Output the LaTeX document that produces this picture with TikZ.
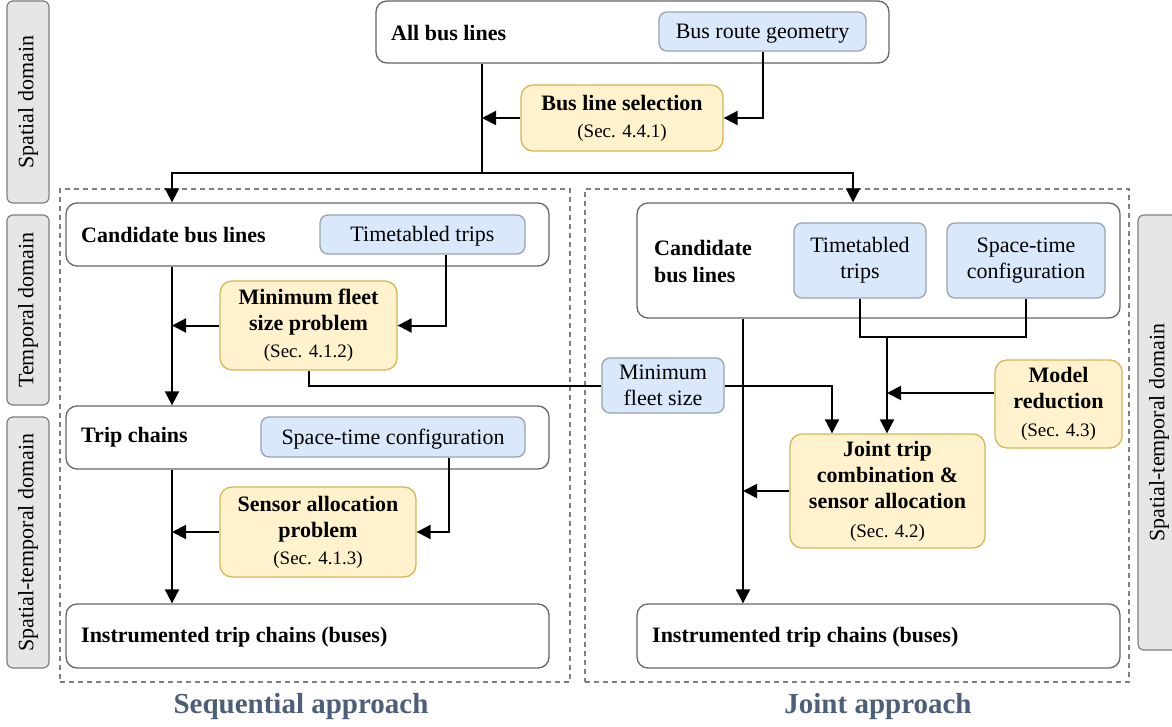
\documentclass[tikz,border=0pt]{standalone}
\usepackage{fontspec}
\setmainfont{Liberation Serif}
\usetikzlibrary{arrows.meta,positioning}
\definecolor{domfill}{HTML}{E6E6E6}
\definecolor{domline}{HTML}{7F7F7F}
\definecolor{boxline}{HTML}{666666}
\definecolor{bluefill}{HTML}{DAE8FC}
\definecolor{blueline}{HTML}{9AA3AD}
\definecolor{yelfill}{HTML}{FFF2CC}
\definecolor{yelline}{HTML}{D6B656}
\definecolor{titlecol}{HTML}{4D5E78}
\definecolor{dashcol}{HTML}{808080}
\tikzset{
  x=1pt,y=-1pt,
  mainfont/.style={font=\fontsize{22}{26}\selectfont},
  domainbox/.style={draw=domline,fill=domfill,line width=1.2pt,rounded corners=6pt,rotate=90,inner sep=0pt,mainfont},
  whitebox/.style={draw=boxline,fill=white,line width=1.3pt,rounded corners=11pt,inner sep=0pt},
  bluebox/.style={draw=blueline,fill=bluefill,line width=1.3pt,rounded corners=8pt,inner sep=0pt,align=center,mainfont},
  oneline/.style={text depth=1pt},
  yelbox/.style={draw=yelline,fill=yelfill,line width=1.3pt,rounded corners=12pt,inner sep=0pt,align=center,mainfont},
  boxlabel/.style={anchor=west,inner sep=0pt,align=left,font=\fontsize{22}{27}\selectfont\bfseries},
  container/.style={draw=dashcol,line width=1.2pt,dash pattern=on 5pt off 4pt},
  conn/.style={line width=2pt,draw=black},
  arr/.style={conn,-{Triangle[length=14pt,width=14pt]}},
  titletext/.style={font=\fontsize{29}{32}\selectfont\bfseries,text=titlecol,inner sep=0pt},
}
\newcommand{\secref}[1]{{\fontsize{19}{22}\selectfont\mdseries #1}}
\begin{document}
\begin{tikzpicture}
\useasboundingbox (0,0) rectangle (1172,727);
\clip (0,0) rectangle (1172,727);

% dashed containers
\node[container,minimum width=510pt,minimum height=493pt,inner sep=0pt] (seqc) at (315,435.5) {};
\node[container,minimum width=544pt,minimum height=493pt,inner sep=0pt] (jointc) at (857,435.5) {};

% domain labels
\node[domainbox,minimum width=202pt,minimum height=42pt] (dom1) at (28,102) {Spatial domain};
\node[domainbox,minimum width=190pt,minimum height=42pt] (dom2) at (28,310) {Temporal domain};
\node[domainbox,minimum width=251pt,minimum height=42pt] (dom3) at (28,542.5) {Spatial-temporal domain};
\node[domainbox,minimum width=435pt,minimum height=42pt] (dom4) at (1159,432.5) {Spatial-temporal domain};

% top
\node[whitebox,minimum width=513pt,minimum height=62pt] (allbus) at (632.5,32) {};
\node[boxlabel] (allbusl) at (391,33) {All bus lines};
\node[bluebox,oneline,minimum width=207pt,minimum height=39pt] (brg) at (762.5,31.5) {Bus route geometry};
\node[yelbox,minimum width=202pt,minimum height=66pt] (bls) at (622,118) {\textbf{Bus line selection}\\[1pt]\secref{(Sec. 4.4.1)}};

% sequential
\node[whitebox,minimum width=483pt,minimum height=63pt] (cand1) at (307.5,234.5) {};
\node[boxlabel] (cand1l) at (81,235) {Candidate bus lines};
\node[bluebox,oneline,minimum width=205pt,minimum height=39pt] (tt1) at (422.5,234.5) {Timetabled trips};
\node[yelbox,minimum width=177pt,minimum height=89pt] (mfs) at (308.5,325.5) {\textbf{Minimum fleet}\\\textbf{size problem}\\[1pt]\secref{(Sec. 4.1.2)}};
\node[whitebox,minimum width=483pt,minimum height=63pt] (trip) at (307.5,437.5) {};
\node[boxlabel] (tripl) at (81,437) {Trip chains};
\node[bluebox,oneline,minimum width=264pt,minimum height=40pt] (stc1) at (393,437) {Space-time configuration};
\node[yelbox,minimum width=196pt,minimum height=90pt] (sap) at (318,532) {\textbf{Sensor allocation}\\\textbf{problem}\\[1pt]\secref{(Sec. 4.1.3)}};
\node[whitebox,minimum width=483pt,minimum height=64pt] (inst1) at (307.5,636) {};
\node[boxlabel] (inst1l) at (81,637) {Instrumented trip chains (buses)};

% joint
\node[whitebox,minimum width=483pt,minimum height=115pt] (cand2) at (878.5,260.5) {};
\node[boxlabel] (cand2l) at (654,261.5) {Candidate\\bus lines};
\node[bluebox,minimum width=132pt,minimum height=75pt] (tt2) at (860,260.5) {Timetabled\\trips};
\node[bluebox,minimum width=158pt,minimum height=75pt] (stc2) at (1026,260.5) {Space-time\\configuration};
\node[bluebox,minimum width=122pt,minimum height=55pt] (mfsz) at (663,385.5) {Minimum\\fleet size};
\node[yelbox,minimum width=127pt,minimum height=88pt] (mr) at (1058.5,404) {\textbf{Model}\\\textbf{reduction}\\[2pt]\secref{(Sec. 4.3)}};
\node[yelbox,minimum width=195pt,minimum height=114pt] (joint) at (887.5,491) {\textbf{Joint trip}\\\textbf{combination \&}\\\textbf{sensor allocation}\\[3pt]\secref{(Sec. 4.2)}};
\node[whitebox,minimum width=483pt,minimum height=64pt] (inst2) at (878.5,636) {};
\node[boxlabel] (inst2l) at (652,637) {Instrumented trip chains (buses)};

% titles
\node[titletext] (seqt) at (301,707) {Sequential approach};
\node[titletext] (jointt) at (878,707) {Joint approach};

% helper coordinates
\coordinate (j1) at (482,173);
\coordinate (cL) at (172,0);
\coordinate (cR) at (853,0);
\coordinate (c446) at (446,0);
\coordinate (c449) at (449,0);
\coordinate (c832) at (832,0);
\coordinate (c743) at (743,0);
\coordinate (j2) at (887,337);
\coordinate (r393) at (0,393);

% connectors top
\draw[conn] (allbus.south -| j1) -- (j1);
\draw[arr] (j1) -| (cL |- cand1.north);
\draw[arr] (j1) -| (cR |- cand2.north);
\draw[arr] (bls.west) -- (bls.west -| j1);
\draw[arr] (brg.south) |- (bls.east);

% sequential connectors
\draw[arr] (cL |- cand1.south) -- (cL |- trip.north);
\draw[arr] (mfs.west) -- (mfs.west -| cL);
\draw[arr] (c446 |- tt1.south) |- (mfs.east);
\draw[arr] (cL |- trip.south) -- (cL |- inst1.north);
\draw[arr] (sap.west) -- (sap.west -| cL);
\draw[arr] (c449 |- stc1.south) |- (sap.east);

% cross connector
\draw[conn] (mfs.south) |- (mfsz.west);
\draw[arr] (mfsz.east) -| (c832 |- joint.north);

% joint connectors
\draw[conn] (tt2.south) |- (j2) -| (stc2.south);
\draw[arr] (j2) -- (j2 |- joint.north);
\draw[arr] (mr.west |- r393) -- (j2 |- r393);
\draw[arr] (c743 |- cand2.south) -- (c743 |- inst2.north);
\draw[arr] (joint.west) -- (joint.west -| c743);
\end{tikzpicture}
\end{document}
----
» **TASK OBJECTIVE**: Return the material word for word. Pictures are not part of the copy.

» **TASK ANSWER**:
Output the LaTeX document that produces this picture with TikZ.
\documentclass[tikz,border=0pt]{standalone}
\usepackage{fontspec}
\setmainfont{Liberation Serif}
\usetikzlibrary{arrows.meta,positioning}
\definecolor{domfill}{HTML}{E6E6E6}
\definecolor{domline}{HTML}{7F7F7F}
\definecolor{boxline}{HTML}{666666}
\definecolor{bluefill}{HTML}{DAE8FC}
\definecolor{blueline}{HTML}{9AA3AD}
\definecolor{yelfill}{HTML}{FFF2CC}
\definecolor{yelline}{HTML}{D6B656}
\definecolor{titlecol}{HTML}{4D5E78}
\definecolor{dashcol}{HTML}{808080}
\tikzset{
  x=1pt,y=-1pt,
  mainfont/.style={font=\fontsize{22}{26}\selectfont},
  domainbox/.style={draw=domline,fill=domfill,line width=1.2pt,rounded corners=6pt,rotate=90,inner sep=0pt,mainfont},
  whitebox/.style={draw=boxline,fill=white,line width=1.3pt,rounded corners=11pt,inner sep=0pt},
  bluebox/.style={draw=blueline,fill=bluefill,line width=1.3pt,rounded corners=8pt,inner sep=0pt,align=center,mainfont},
  oneline/.style={text depth=1pt},
  yelbox/.style={draw=yelline,fill=yelfill,line width=1.3pt,rounded corners=12pt,inner sep=0pt,align=center,mainfont},
  boxlabel/.style={anchor=west,inner sep=0pt,align=left,font=\fontsize{22}{27}\selectfont\bfseries},
  container/.style={draw=dashcol,line width=1.2pt,dash pattern=on 5pt off 4pt},
  conn/.style={line width=2pt,draw=black},
  arr/.style={conn,-{Triangle[length=14pt,width=14pt]}},
  titletext/.style={font=\fontsize{29}{32}\selectfont\bfseries,text=titlecol,inner sep=0pt},
}
\newcommand{\secref}[1]{{\fontsize{19}{22}\selectfont\mdseries #1}}
\begin{document}
\begin{tikzpicture}
\useasboundingbox (0,0) rectangle (1172,727);
\clip (0,0) rectangle (1172,727);

% dashed containers
\node[container,minimum width=510pt,minimum height=493pt,inner sep=0pt] (seqc) at (315,435.5) {};
\node[container,minimum width=544pt,minimum height=493pt,inner sep=0pt] (jointc) at (857,435.5) {};

% domain labels
\node[domainbox,minimum width=202pt,minimum height=42pt] (dom1) at (28,102) {Spatial domain};
\node[domainbox,minimum width=190pt,minimum height=42pt] (dom2) at (28,310) {Temporal domain};
\node[domainbox,minimum width=251pt,minimum height=42pt] (dom3) at (28,542.5) {Spatial-temporal domain};
\node[domainbox,minimum width=435pt,minimum height=42pt] (dom4) at (1159,432.5) {Spatial-temporal domain};

% top
\node[whitebox,minimum width=513pt,minimum height=62pt] (allbus) at (632.5,32) {};
\node[boxlabel] (allbusl) at (391,33) {All bus lines};
\node[bluebox,oneline,minimum width=207pt,minimum height=39pt] (brg) at (762.5,31.5) {Bus route geometry};
\node[yelbox,minimum width=202pt,minimum height=66pt] (bls) at (622,118) {\textbf{Bus line selection}\\[1pt]\secref{(Sec. 4.4.1)}};

% sequential
\node[whitebox,minimum width=483pt,minimum height=63pt] (cand1) at (307.5,234.5) {};
\node[boxlabel] (cand1l) at (81,235) {Candidate bus lines};
\node[bluebox,oneline,minimum width=205pt,minimum height=39pt] (tt1) at (422.5,234.5) {Timetabled trips};
\node[yelbox,minimum width=177pt,minimum height=89pt] (mfs) at (308.5,325.5) {\textbf{Minimum fleet}\\\textbf{size problem}\\[1pt]\secref{(Sec. 4.1.2)}};
\node[whitebox,minimum width=483pt,minimum height=63pt] (trip) at (307.5,437.5) {};
\node[boxlabel] (tripl) at (81,437) {Trip chains};
\node[bluebox,oneline,minimum width=264pt,minimum height=40pt] (stc1) at (393,437) {Space-time configuration};
\node[yelbox,minimum width=196pt,minimum height=90pt] (sap) at (318,532) {\textbf{Sensor allocation}\\\textbf{problem}\\[1pt]\secref{(Sec. 4.1.3)}};
\node[whitebox,minimum width=483pt,minimum height=64pt] (inst1) at (307.5,636) {};
\node[boxlabel] (inst1l) at (81,637) {Instrumented trip chains (buses)};

% joint
\node[whitebox,minimum width=483pt,minimum height=115pt] (cand2) at (878.5,260.5) {};
\node[boxlabel] (cand2l) at (654,261.5) {Candidate\\bus lines};
\node[bluebox,minimum width=132pt,minimum height=75pt] (tt2) at (860,260.5) {Timetabled\\trips};
\node[bluebox,minimum width=158pt,minimum height=75pt] (stc2) at (1026,260.5) {Space-time\\configuration};
\node[bluebox,minimum width=122pt,minimum height=55pt] (mfsz) at (663,385.5) {Minimum\\fleet size};
\node[yelbox,minimum width=127pt,minimum height=88pt] (mr) at (1058.5,404) {\textbf{Model}\\\textbf{reduction}\\[2pt]\secref{(Sec. 4.3)}};
\node[yelbox,minimum width=195pt,minimum height=114pt] (joint) at (887.5,491) {\textbf{Joint trip}\\\textbf{combination \&}\\\textbf{sensor allocation}\\[3pt]\secref{(Sec. 4.2)}};
\node[whitebox,minimum width=483pt,minimum height=64pt] (inst2) at (878.5,636) {};
\node[boxlabel] (inst2l) at (652,637) {Instrumented trip chains (buses)};

% titles
\node[titletext] (seqt) at (301,707) {Sequential approach};
\node[titletext] (jointt) at (878,707) {Joint approach};

% helper coordinates
\coordinate (j1) at (482,173);
\coordinate (cL) at (172,0);
\coordinate (cR) at (853,0);
\coordinate (c446) at (446,0);
\coordinate (c449) at (449,0);
\coordinate (c832) at (832,0);
\coordinate (c743) at (743,0);
\coordinate (j2) at (887,337);
\coordinate (r393) at (0,393);

% connectors top
\draw[conn] (allbus.south -| j1) -- (j1);
\draw[arr] (j1) -| (cL |- cand1.north);
\draw[arr] (j1) -| (cR |- cand2.north);
\draw[arr] (bls.west) -- (bls.west -| j1);
\draw[arr] (brg.south) |- (bls.east);

% sequential connectors
\draw[arr] (cL |- cand1.south) -- (cL |- trip.north);
\draw[arr] (mfs.west) -- (mfs.west -| cL);
\draw[arr] (c446 |- tt1.south) |- (mfs.east);
\draw[arr] (cL |- trip.south) -- (cL |- inst1.north);
\draw[arr] (sap.west) -- (sap.west -| cL);
\draw[arr] (c449 |- stc1.south) |- (sap.east);

% cross connector
\draw[conn] (mfs.south) |- (mfsz.west);
\draw[arr] (mfsz.east) -| (c832 |- joint.north);

% joint connectors
\draw[conn] (tt2.south) |- (j2) -| (stc2.south);
\draw[arr] (j2) -- (j2 |- joint.north);
\draw[arr] (mr.west |- r393) -- (j2 |- r393);
\draw[arr] (c743 |- cand2.south) -- (c743 |- inst2.north);
\draw[arr] (joint.west) -- (joint.west -| c743);
\end{tikzpicture}
\end{document}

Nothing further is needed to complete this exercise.